The characters of Ebenezer Scrooge and his nephew, Fred, are juxtaposed (described closely together in the text), which brings out their contrast even more fully. Ebenezer is described as
a squeezing, wrenching, grasping, scraping, clutching, covetous, old sinner! Hard and sharp as flint, from which no steel had ever struck out generous fire; secret, and self-contained, and solitary as an oyster. The cold within him froze his old features, nipped his pointed nose, shrivelled his cheek, stiffened his gait; made his eyes red, his thin lips blue; and spoke out shrewdly in his grating voice . . . He carried his own low temperature always about with him.
He is described as cold in every way: in terms of his temperature, his appearance, and his emotions. Put bluntly, he is unfeeling and totally lacks compassion. He is greedy, unkind, and gruff. His nephew, Fred, on the other hand,
had so heated himself with rapid walking in the fog and frost, this nephew of Scrooge’s, that he was all in a glow; his face was ruddy and handsome; his eyes sparkled, and his breath smoked again.

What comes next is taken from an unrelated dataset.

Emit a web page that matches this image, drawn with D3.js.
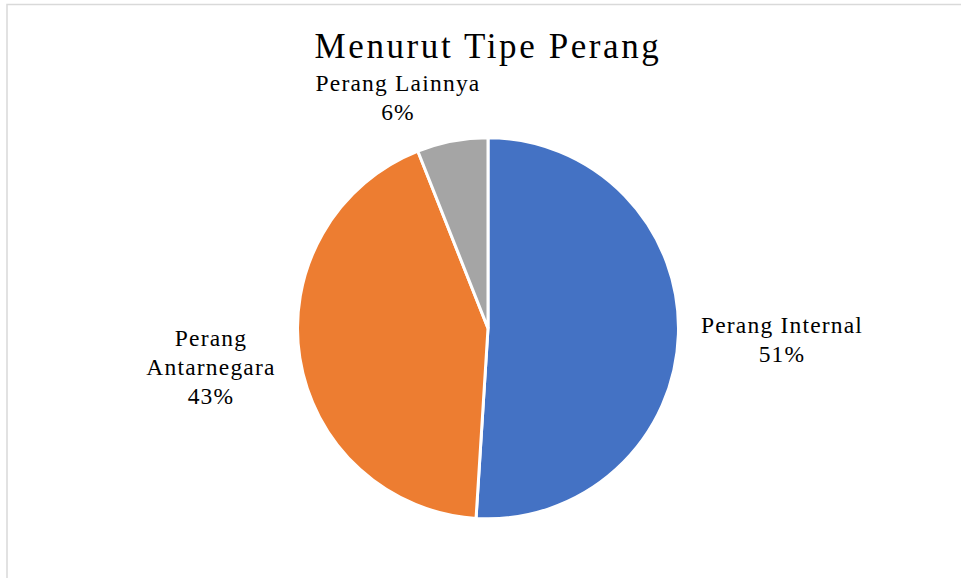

While Scrooge is everything cold, Fred is warm, both literally and figuratively. He's physically heated himself up with quick walking, and he is all aglow, with a ruddy face, sparkling eyes, and smoky breath. Everything about his description makes him sound warm, and he is warm in terms of his personality, too. He champions Christmas, helping others, and finding joy, while Scrooge would rather be left alone to himself and his business.
The juxtaposition of these two characters allows us to really see the full measure of their contrast. In addition, seeing Fred's Christmas dinner with the Ghost of Christmas Present helps to "thaw out" Scrooge, making him less cold emotionally.